DAMON Olsen, the proprietor of well known sports fishing charter business Nomad Sportfishing Adventures, has slammed the Federal Government’s proclamation of a national marine reserves network.
While Environment Minister Tony Burke announced last Friday what he called “the most complete network of marine parks in the world”, Olsen, like many opposed to the parks, say their proclamation is based on “dodgy science”.
The reserves will take in 2.3 million square kilometres of ocean around Australia from July 2014, bringing the total protected area to 3.1 million square kilometres.
But Damon Olsen says there is no credible science behind many of the new marine reserves – especially in the Coral Sea where his business operates.
“I’ve attended several meetings in the last year with Tony Burke as part of the recreational fishing lobby and the short story is that we’re very disappointed there hasn’t been any credible science behind these marine reserves in the Coral Sea,” Olsen told news.com.au.
“Pick a marine scientist who doesn’t work for the Government and ask them what they think of it and they will say the evidence is marginal at best and dodgy at worst.
“The Minister has the right to proclaim these parks without the need to go through parliament, and with the Labor party in power with Greens preferences, if they don’t do what the Greens tell them they’ll have problems.
“Don’t worry about the facts, don’t worry about the science.”
But Labor and Greens politicians in Canberra swear the science is right.
Greens Senator Rachel Siewert said: “It is good to see the Government and Minister Burke finalise this plan, in spite of the ongoing and ill-informed scare campaign that has been run by some sectors.
“Effective marine protection is absolutely essential for the maintenance of long-term fish stocks and biodiversity which supports sustainable industry and communities around our coastline.
“This plan is a good foundation of a comprehensive, adequate and representative system of marine protected areas that prioritises long term sustainability and conservation.”
Queensland Nationals Senator Ron Boswell isn’t buying a word of that.
Senator Boswell says there is no evidence that setting aside special marine protection zones will do anything to preserve fish stocks.
“The fish do not know where the lines on the map are,” he told news.com.au.
“They swim in and out of the zones and quite frankly, if you exclude fisherman from the zones, they’ll all just go into other areas.”
Senator Boswell worries for Australia’s five million recreational anglers, and has grave concerns for fishing tourism operators like Damon Olsen.

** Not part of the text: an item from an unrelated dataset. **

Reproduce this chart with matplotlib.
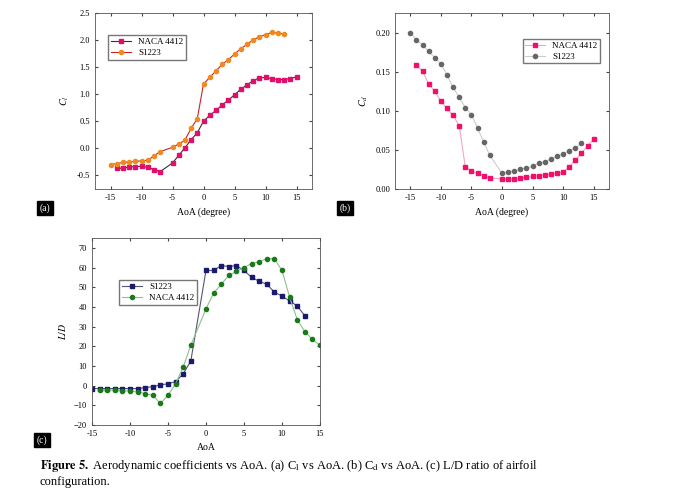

“We’ve been sport fishing in the Coral Sea for 10 years and take 350-400 per year, of which 30 to 50 per cent come from overseas,” Olsen says.
“We employ 15 people, and while we knew this was coming so we haven’t had to lay anyone off, we are worried about the future.
“The big impact from a business point of view is the perception of Australia as a tourism fishing destination. We’ve been getting emails from people saying ‘what’s going on?’ Their perception is that Australia is closed to fishing.
“You can imagine how this is portrayed overseas. Don’t worry about ads that say ‘where the bloody hell are you?’, we’re effectively now saying ‘p— off we don’t want you’.”